Mohamed Salem Ould Dah : Le SJM est contre l’arrestation des journalistes. A chaque fois que c’est le cas, nous restons du côté de nos confrères, nous les rendons visite et nous suivons leur situation de près. Et, parfois, nous arrivons à obtenir leur libération.
Permettez-moi de lancer, ici, un appel destiné, principalement, aux Forces de sécurité à ne pas prendre pour cible les journalistes en les violentant ou détruisant leur matériel de travail, surtout pendant la couverture de manifestations, de meetings, etc.
ALAKHBAR_ Quel est le plan d'action du SJM contre la faiblesse de rémunération des journalistes, l’absence de contrat et le manque d'outil de travail ?
Mohamed Salem Ould Dah : Nous avions demandé des contrats de travail et des salaires appropriés et régulièrement versés en faveur des collaborateurs dans les médias publics. Certaines de nos demandes ont eu un écho favorable. Pour la première fois et grâce au SJM, des collaborateurs dans les médias publics ont été promus et nommés chef de service, directeur, etc.
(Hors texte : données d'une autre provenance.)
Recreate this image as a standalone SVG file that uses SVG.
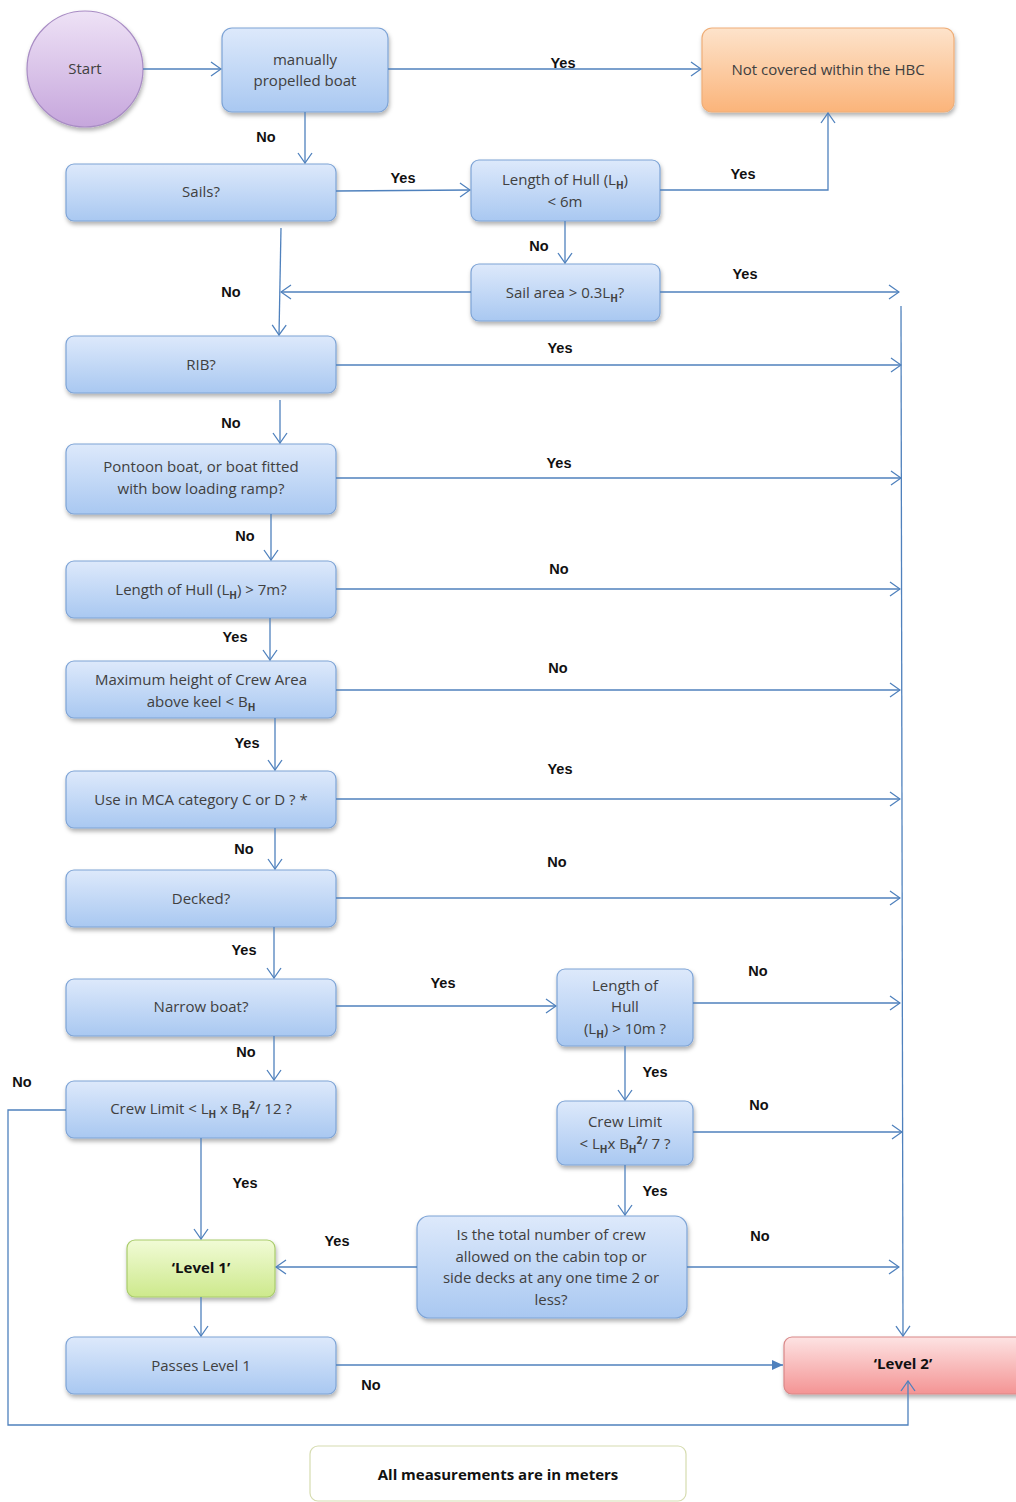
<svg xmlns="http://www.w3.org/2000/svg" width="1016" height="1502" viewBox="0 0 1016 1502">
<defs>
<linearGradient id="gBlue" x1="0" y1="0" x2="0" y2="1"><stop offset="0" stop-color="#dde9fb"/><stop offset="1" stop-color="#a9c8f1"/></linearGradient>
<linearGradient id="gOrange" x1="0" y1="0" x2="0" y2="1"><stop offset="0" stop-color="#fde3cb"/><stop offset="1" stop-color="#fbb47a"/></linearGradient>
<linearGradient id="gGreen" x1="0" y1="0" x2="0" y2="1"><stop offset="0" stop-color="#f1fbd6"/><stop offset="1" stop-color="#cde98c"/></linearGradient>
<linearGradient id="gRed" x1="0" y1="0" x2="0" y2="1"><stop offset="0" stop-color="#fde3e3"/><stop offset="1" stop-color="#f49494"/></linearGradient>
<linearGradient id="gPurple" x1="0" y1="0" x2="0" y2="1"><stop offset="0" stop-color="#eee2f6"/><stop offset="1" stop-color="#c6a6dc"/></linearGradient>
<filter id="sh" x="-10%" y="-10%" width="125%" height="130%"><feDropShadow dx="1" dy="3" stdDeviation="2" flood-color="#000" flood-opacity="0.3"/></filter>
<marker id="ah" markerWidth="12" markerHeight="16" refX="11" refY="8" orient="auto" markerUnits="userSpaceOnUse"><path d="M1,1 L11,8 L1,15" fill="none" stroke="#4f81bd" stroke-width="1.3"/></marker>
<marker id="af" markerWidth="12" markerHeight="12" refX="11" refY="6" orient="auto" markerUnits="userSpaceOnUse"><path d="M0,1 L11,6 L0,11 Z" fill="#4f81bd"/></marker>
<style>
.n{fill:url(#gBlue);stroke:#7ea4d6;stroke-width:1.2;filter:url(#sh)}
.t{font-family:"Open Sans","Liberation Sans",Arial,sans-serif;font-size:15px;fill:#404040;text-anchor:middle}
.b{font-weight:bold;fill:#111}
.l{font-family:"Liberation Sans",Arial,sans-serif;font-size:14.5px;font-weight:bold;fill:#111;text-anchor:middle}
.s{font-size:10px;font-weight:bold}
.c{fill:none;stroke:#4f81bd;stroke-width:1.3}
</style>
</defs>
<rect width="1016" height="1502" fill="#ffffff"/>

<g id="start">
<circle cx="85" cy="69" r="58" fill="url(#gPurple)" stroke="#a88cc4" stroke-width="1.2" filter="url(#sh)"/>
<text class="t" x="85" y="74">Start</text>
</g>
<g id="manual">
<rect class="n" x="222" y="28" width="166" height="84" rx="10"/>
<text class="t" x="305" y="65">manually</text>
<text class="t" x="305" y="86">propelled boat</text>
</g>
<g id="notcovered">
<rect x="702" y="28" width="252" height="84" rx="10" fill="url(#gOrange)" stroke="#efae78" stroke-width="1.2" filter="url(#sh)"/>
<text class="t" x="828" y="75">Not covered within the HBC</text>
</g>
<g id="sails">
<rect class="n" x="66" y="164" width="270" height="57" rx="8"/>
<text class="t" x="201" y="197">Sails?</text>
</g>
<g id="hull6">
<rect class="n" x="471" y="160" width="189" height="61" rx="8"/>
<text class="t" x="565" y="185">Length of Hull (L<tspan class="s" dy="4">H</tspan><tspan dy="-4">)</tspan></text>
<text class="t" x="565" y="207">&lt; 6m</text>
</g>
<g id="sailarea">
<rect class="n" x="471" y="264" width="189" height="57" rx="8"/>
<text class="t" x="565" y="298">Sail area &gt; 0.3L<tspan class="s" dy="4">H</tspan><tspan dy="-4">?</tspan></text>
</g>
<g id="rib">
<rect class="n" x="66" y="336" width="270" height="57" rx="8"/>
<text class="t" x="201" y="370">RIB?</text>
</g>
<g id="pontoon">
<rect class="n" x="66" y="444" width="270" height="70" rx="8"/>
<text class="t" x="201" y="472">Pontoon boat, or boat fitted</text>
<text class="t" x="201" y="494">with bow loading ramp?</text>
</g>
<g id="hull7">
<rect class="n" x="66" y="561" width="270" height="57" rx="8"/>
<text class="t" x="201" y="595">Length of Hull (L<tspan class="s" dy="4">H</tspan><tspan dy="-4">) &gt; 7m?</tspan></text>
</g>
<g id="maxheight">
<rect class="n" x="66" y="661" width="270" height="57" rx="8"/>
<text class="t" x="201" y="685">Maximum height of Crew Area</text>
<text class="t" x="201" y="707">above keel &lt; B<tspan class="s" dy="4">H</tspan></text>
</g>
<g id="mca">
<rect class="n" x="66" y="771" width="270" height="57" rx="8"/>
<text class="t" x="201" y="805">Use in MCA category C or  D ? *</text>
</g>
<g id="decked">
<rect class="n" x="66" y="870" width="270" height="57" rx="8"/>
<text class="t" x="201" y="904">Decked?</text>
</g>
<g id="narrow">
<rect class="n" x="66" y="979" width="270" height="57" rx="8"/>
<text class="t" x="201" y="1012">Narrow boat?</text>
</g>
<g id="hull10">
<rect class="n" x="557" y="969" width="136" height="77" rx="8"/>
<text class="t" x="625" y="991">Length of</text>
<text class="t" x="625" y="1012">Hull</text>
<text class="t" x="625" y="1034">(L<tspan class="s" dy="4">H</tspan><tspan dy="-4">) &gt; 10m ?</tspan></text>
</g>
<g id="crew12">
<rect class="n" x="66" y="1081" width="270" height="57" rx="8"/>
<text class="t" x="201" y="1114">Crew Limit &lt; L<tspan class="s" dy="4">H</tspan><tspan dy="-4"> x B</tspan><tspan class="s" dy="4">H</tspan><tspan class="s" dy="-9">2</tspan><tspan dy="5">/ 12 ?</tspan></text>
</g>
<g id="crew7">
<rect class="n" x="557" y="1101" width="136" height="64" rx="8"/>
<text class="t" x="625" y="1127">Crew Limit</text>
<text class="t" x="625" y="1149">&lt; L<tspan class="s" dy="4">H</tspan><tspan dy="-4">x B</tspan><tspan class="s" dy="4">H</tspan><tspan class="s" dy="-9">2</tspan><tspan dy="5">/ 7 ?</tspan></text>
</g>
<g id="totalcrew">
<rect class="n" x="417" y="1216" width="270" height="102" rx="12"/>
<text class="t" x="551" y="1240">Is the total number of crew</text>
<text class="t" x="551" y="1262">allowed on the cabin top or</text>
<text class="t" x="551" y="1283">side decks at any one time 2 or</text>
<text class="t" x="551" y="1305">less?</text>
</g>
<g id="level1">
<rect x="127" y="1240" width="148" height="57" rx="8" fill="url(#gGreen)" stroke="#a9cc6c" stroke-width="1.2" filter="url(#sh)"/>
<text class="t b" x="201" y="1273">‘Level 1’</text>
</g>
<g id="passes">
<rect class="n" x="66" y="1337" width="270" height="57" rx="8"/>
<text class="t" x="201" y="1371">Passes Level 1</text>
</g>
<g id="level2">
<rect x="784" y="1337" width="240" height="57" rx="8" fill="url(#gRed)" stroke="#d98888" stroke-width="1.2" filter="url(#sh)"/>
<text class="t b" x="903" y="1369">‘Level 2’</text>
</g>
<g id="note">
<rect x="310" y="1446" width="376" height="55" rx="8" fill="#ffffff" stroke="#d6dcb0" stroke-width="1.2"/>
<text class="t b" x="498" y="1480">All measurements are in meters</text>
</g>

<g id="connectors" class="c">
<line x1="143" y1="69" x2="221" y2="69" marker-end="url(#ah)"/>
<line x1="388" y1="69" x2="701" y2="69" marker-end="url(#ah)"/>
<line x1="305" y1="112" x2="305" y2="163" marker-end="url(#ah)"/>
<line x1="336" y1="191" x2="470" y2="190" marker-end="url(#ah)"/>
<polyline points="660,190 828,190 828,113" marker-end="url(#ah)"/>
<line x1="565" y1="221" x2="565" y2="263" marker-end="url(#ah)"/>
<line x1="471" y1="292" x2="281" y2="292" marker-end="url(#ah)"/>
<line x1="281" y1="228" x2="279" y2="335" marker-end="url(#ah)"/>
<line x1="660" y1="292" x2="899" y2="292" marker-end="url(#ah)"/>
<line x1="901" y1="306" x2="903" y2="1336" marker-end="url(#ah)"/>
<line x1="336" y1="365" x2="901" y2="365" marker-end="url(#ah)"/>
<line x1="280" y1="400" x2="280" y2="443" marker-end="url(#ah)"/>
<line x1="336" y1="478" x2="901" y2="478" marker-end="url(#ah)"/>
<line x1="271" y1="514" x2="271" y2="560" marker-end="url(#ah)"/>
<line x1="336" y1="589" x2="900" y2="589" marker-end="url(#ah)"/>
<line x1="270" y1="618" x2="270" y2="660" marker-end="url(#ah)"/>
<line x1="336" y1="690" x2="900" y2="690" marker-end="url(#ah)"/>
<line x1="275" y1="718" x2="275" y2="770" marker-end="url(#ah)"/>
<line x1="336" y1="799" x2="900" y2="799" marker-end="url(#ah)"/>
<line x1="275" y1="828" x2="275" y2="869" marker-end="url(#ah)"/>
<line x1="336" y1="898" x2="900" y2="898" marker-end="url(#ah)"/>
<line x1="274" y1="927" x2="274" y2="978" marker-end="url(#ah)"/>
<line x1="336" y1="1006" x2="556" y2="1006" marker-end="url(#ah)"/>
<line x1="693" y1="1003" x2="900" y2="1003" marker-end="url(#ah)"/>
<line x1="625" y1="1046" x2="625" y2="1100" marker-end="url(#ah)"/>
<line x1="274" y1="1036" x2="274" y2="1080" marker-end="url(#ah)"/>
<polyline points="66,1110 8,1110 8,1425 908,1425 908,1381" marker-end="url(#ah)"/>
<line x1="693" y1="1132" x2="902" y2="1132" marker-end="url(#ah)"/>
<line x1="625" y1="1165" x2="625" y2="1215" marker-end="url(#ah)"/>
<line x1="687" y1="1267" x2="899" y2="1267" marker-end="url(#ah)"/>
<line x1="417" y1="1267" x2="276" y2="1267" marker-end="url(#ah)"/>
<line x1="201" y1="1138" x2="201" y2="1239" marker-end="url(#ah)"/>
<line x1="201" y1="1297" x2="201" y2="1336" marker-end="url(#ah)"/>
<line x1="336" y1="1365" x2="783" y2="1365" marker-end="url(#af)"/>
</g>

<g id="edge-labels">
<text class="l" x="563" y="68">Yes</text>
<text class="l" x="266" y="142">No</text>
<text class="l" x="403" y="183">Yes</text>
<text class="l" x="743" y="179">Yes</text>
<text class="l" x="539" y="251">No</text>
<text class="l" x="231" y="297">No</text>
<text class="l" x="745" y="279">Yes</text>
<text class="l" x="560" y="353">Yes</text>
<text class="l" x="231" y="428">No</text>
<text class="l" x="559" y="468">Yes</text>
<text class="l" x="245" y="541">No</text>
<text class="l" x="559" y="574">No</text>
<text class="l" x="235" y="642">Yes</text>
<text class="l" x="558" y="673">No</text>
<text class="l" x="247" y="748">Yes</text>
<text class="l" x="560" y="774">Yes</text>
<text class="l" x="244" y="854">No</text>
<text class="l" x="557" y="867">No</text>
<text class="l" x="244" y="955">Yes</text>
<text class="l" x="443" y="988">Yes</text>
<text class="l" x="758" y="976">No</text>
<text class="l" x="655" y="1077">Yes</text>
<text class="l" x="246" y="1057">No</text>
<text class="l" x="22" y="1087">No</text>
<text class="l" x="759" y="1110">No</text>
<text class="l" x="655" y="1196">Yes</text>
<text class="l" x="760" y="1241">No</text>
<text class="l" x="337" y="1246">Yes</text>
<text class="l" x="245" y="1188">Yes</text>
<text class="l" x="371" y="1390">No</text>
</g>
</svg>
Pour les médias privés - radio, télé, sites d’information en ligne web ou presse écrite - nous suivons notre plan d’action pour qu’ils deviennent des entreprises de presse privées.
ALAKHBAR_ Pourquoi le SJM a boycotté le Fonds d'Aide à la Presse Privée ?
Mohamed Salem Ould Dah : Nous avions émis des réserves sur le mode de fonctionnement et de gestion du Fonds d'Aide à la Presse Privée. Le Fonds est un échec. Le SJM le considère comme de l'argent public gaspillé pour un agenda précis et sans impact sur les médias. Le fonds est devenu une allocation distribuée, selon le bon vouloir des gestionnaires.